[Source data]
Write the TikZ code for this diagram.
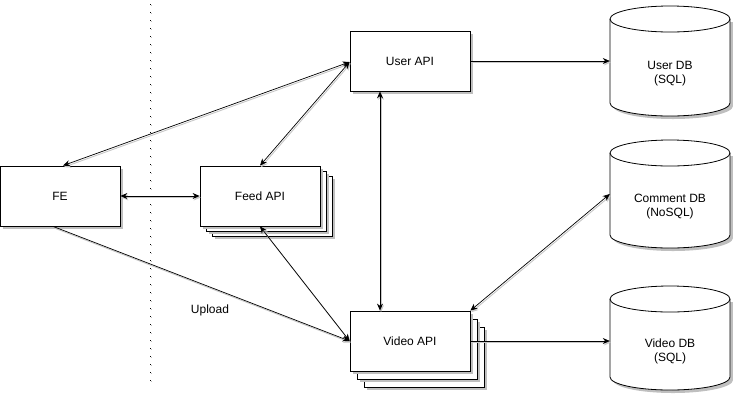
\documentclass[tikz,border=0pt]{standalone}
\usepackage{fontspec}
\setmainfont{Liberation Sans}
\usetikzlibrary{arrows.meta,shadows,calc}
\tikzset{
  box/.style={draw=black, fill=white, line width=0.8pt, minimum width=120pt, minimum height=60pt, inner sep=0pt,
    drop shadow={shadow xshift=3pt, shadow yshift=-3pt, fill=black!25, opacity=1}},
  ghost/.style={draw=none, minimum width=120pt, inner sep=0pt},
  conn/.style={line width=0.7pt, preaction={draw=black!22, line width=0.9pt, transform canvas={xshift=1pt, yshift=-1.5pt}}},
  tip/.tip={Stealth[length=7pt, width=6pt]},
  lbl/.style={font=\fontsize{12}{14}\selectfont, align=center},
}
\newcommand{\mycyl}[5]{% name, cx, ytop, ybot, text
  \pgfmathsetmacro{\ya}{#3+13}\pgfmathsetmacro{\yb}{#4-13}%
  \pgfmathsetmacro{\yc}{(#3+26+#4)/2}\pgfmathsetmacro{\ym}{(#3+#4)/2}%
  \pgfmathsetmacro{\hh}{#4-#3}%
  \fill[black!25] ({#2-60+3},{\ya+3}) -- ({#2-60+3},{\yb+3})
     .. controls ({#2-60+3},{\yb+3+7.2}) and ({#2-33+3},{#4+3}) .. ({#2+3},{#4+3})
     .. controls ({#2+33+3},{#4+3}) and ({#2+60+3},{\yb+3+7.2}) .. ({#2+60+3},{\yb+3})
     -- ({#2+60+3},{\ya+3}) -- cycle;
  \filldraw[fill=white, draw=black, line width=0.8pt] ({#2-60},{\ya}) -- ({#2-60},{\yb})
     .. controls ({#2-60},{\yb+7.2}) and ({#2-33},{#4}) .. ({#2},{#4})
     .. controls ({#2+33},{#4}) and ({#2+60},{\yb+7.2}) .. ({#2+60},{\yb})
     -- ({#2+60},{\ya})
     .. controls ({#2+60},{\ya-7.2}) and ({#2+33},{#3}) .. ({#2},{#3})
     .. controls ({#2-33},{#3}) and ({#2-60},{\ya-7.2}) .. ({#2-60},{\ya});
  \draw[line width=0.8pt] ({#2-60},{\ya})
     .. controls ({#2-60},{\ya+7.2}) and ({#2-33},{#3+26}) .. ({#2},{#3+26})
     .. controls ({#2+33},{#3+26}) and ({#2+60},{\ya+7.2}) .. ({#2+60},{\ya});
  \node[ghost, minimum height=\hh pt] (#1) at (#2,\ym) {};
  \node[lbl] at (#2,\yc) {#5};
}
\begin{document}
\begin{tikzpicture}[x=1pt, y=-1pt, >=tip]
\useasboundingbox (0,0) rectangle (733,400);

% dotted separator
\draw[line width=1.3pt, black!25, dash pattern=on 1.3pt off 6.7pt, line cap=butt] (151.5,5) -- (151.5,385);
\draw[line width=1.3pt, dash pattern=on 1.3pt off 6.7pt, line cap=butt] (150.5,4) -- (150.5,384);

% boxes
\node[box, lbl] (fe) at (60,196) {FE};
\node[box] (feed3) at (272,206) {};
\node[box] (feed2) at (266,201) {};
\node[box, lbl] (feed) at (260,196) {Feed API};
\node[box, lbl] (user) at (410,61) {User API};
\node[box] (video3) at (424,357) {};
\node[box] (video2) at (417,349) {};
\node[box, lbl] (video) at (410,341) {Video API};

% databases
\mycyl{udb}{670}{6}{116}{User DB\\(SQL)}
\mycyl{cdb}{670}{140}{248}{Comment DB\\(NoSQL)}
\mycyl{vdb}{670}{286}{390}{Video DB\\(SQL)}

% connectors
\coordinate (userL) at ($(user.west)+(0,1)$);
\draw[conn, <->] ($(fe.north)+(3,0)$) -- (userL);
\draw[conn, <->] (feed.north) -- (userL);
\draw[conn, <->] (fe.east) -- (feed.west);
\draw[conn, ->] (user.east) -- (user.east -| udb.west);
\draw[conn, <->] (user.south -| 380,0) -- (video.north -| 380,0);
\coordinate (videoL) at (video.west);
\draw[conn, <->] (feed.south) -- (videoL);
\draw[conn, ->] ($(fe.south)+(-7,0)$) -- (videoL);
\draw[conn, <->] (video.north east) -- (cdb.west);
\draw[conn, ->] (video.east) -- (video.east -| vdb.west);

\node[lbl] (upload) at (210,310) {Upload};
\end{tikzpicture}
\end{document}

[Set exercise] Restate the whole listing above exactly, please, omitting every image.

[Output of the task]
Write the TikZ code for this diagram.
\documentclass[tikz,border=0pt]{standalone}
\usepackage{fontspec}
\setmainfont{Liberation Sans}
\usetikzlibrary{arrows.meta,shadows,calc}
\tikzset{
  box/.style={draw=black, fill=white, line width=0.8pt, minimum width=120pt, minimum height=60pt, inner sep=0pt,
    drop shadow={shadow xshift=3pt, shadow yshift=-3pt, fill=black!25, opacity=1}},
  ghost/.style={draw=none, minimum width=120pt, inner sep=0pt},
  conn/.style={line width=0.7pt, preaction={draw=black!22, line width=0.9pt, transform canvas={xshift=1pt, yshift=-1.5pt}}},
  tip/.tip={Stealth[length=7pt, width=6pt]},
  lbl/.style={font=\fontsize{12}{14}\selectfont, align=center},
}
\newcommand{\mycyl}[5]{% name, cx, ytop, ybot, text
  \pgfmathsetmacro{\ya}{#3+13}\pgfmathsetmacro{\yb}{#4-13}%
  \pgfmathsetmacro{\yc}{(#3+26+#4)/2}\pgfmathsetmacro{\ym}{(#3+#4)/2}%
  \pgfmathsetmacro{\hh}{#4-#3}%
  \fill[black!25] ({#2-60+3},{\ya+3}) -- ({#2-60+3},{\yb+3})
     .. controls ({#2-60+3},{\yb+3+7.2}) and ({#2-33+3},{#4+3}) .. ({#2+3},{#4+3})
     .. controls ({#2+33+3},{#4+3}) and ({#2+60+3},{\yb+3+7.2}) .. ({#2+60+3},{\yb+3})
     -- ({#2+60+3},{\ya+3}) -- cycle;
  \filldraw[fill=white, draw=black, line width=0.8pt] ({#2-60},{\ya}) -- ({#2-60},{\yb})
     .. controls ({#2-60},{\yb+7.2}) and ({#2-33},{#4}) .. ({#2},{#4})
     .. controls ({#2+33},{#4}) and ({#2+60},{\yb+7.2}) .. ({#2+60},{\yb})
     -- ({#2+60},{\ya})
     .. controls ({#2+60},{\ya-7.2}) and ({#2+33},{#3}) .. ({#2},{#3})
     .. controls ({#2-33},{#3}) and ({#2-60},{\ya-7.2}) .. ({#2-60},{\ya});
  \draw[line width=0.8pt] ({#2-60},{\ya})
     .. controls ({#2-60},{\ya+7.2}) and ({#2-33},{#3+26}) .. ({#2},{#3+26})
     .. controls ({#2+33},{#3+26}) and ({#2+60},{\ya+7.2}) .. ({#2+60},{\ya});
  \node[ghost, minimum height=\hh pt] (#1) at (#2,\ym) {};
  \node[lbl] at (#2,\yc) {#5};
}
\begin{document}
\begin{tikzpicture}[x=1pt, y=-1pt, >=tip]
\useasboundingbox (0,0) rectangle (733,400);

% dotted separator
\draw[line width=1.3pt, black!25, dash pattern=on 1.3pt off 6.7pt, line cap=butt] (151.5,5) -- (151.5,385);
\draw[line width=1.3pt, dash pattern=on 1.3pt off 6.7pt, line cap=butt] (150.5,4) -- (150.5,384);

% boxes
\node[box, lbl] (fe) at (60,196) {FE};
\node[box] (feed3) at (272,206) {};
\node[box] (feed2) at (266,201) {};
\node[box, lbl] (feed) at (260,196) {Feed API};
\node[box, lbl] (user) at (410,61) {User API};
\node[box] (video3) at (424,357) {};
\node[box] (video2) at (417,349) {};
\node[box, lbl] (video) at (410,341) {Video API};

% databases
\mycyl{udb}{670}{6}{116}{User DB\\(SQL)}
\mycyl{cdb}{670}{140}{248}{Comment DB\\(NoSQL)}
\mycyl{vdb}{670}{286}{390}{Video DB\\(SQL)}

% connectors
\coordinate (userL) at ($(user.west)+(0,1)$);
\draw[conn, <->] ($(fe.north)+(3,0)$) -- (userL);
\draw[conn, <->] (feed.north) -- (userL);
\draw[conn, <->] (fe.east) -- (feed.west);
\draw[conn, ->] (user.east) -- (user.east -| udb.west);
\draw[conn, <->] (user.south -| 380,0) -- (video.north -| 380,0);
\coordinate (videoL) at (video.west);
\draw[conn, <->] (feed.south) -- (videoL);
\draw[conn, ->] ($(fe.south)+(-7,0)$) -- (videoL);
\draw[conn, <->] (video.north east) -- (cdb.west);
\draw[conn, ->] (video.east) -- (video.east -| vdb.west);

\node[lbl] (upload) at (210,310) {Upload};
\end{tikzpicture}
\end{document}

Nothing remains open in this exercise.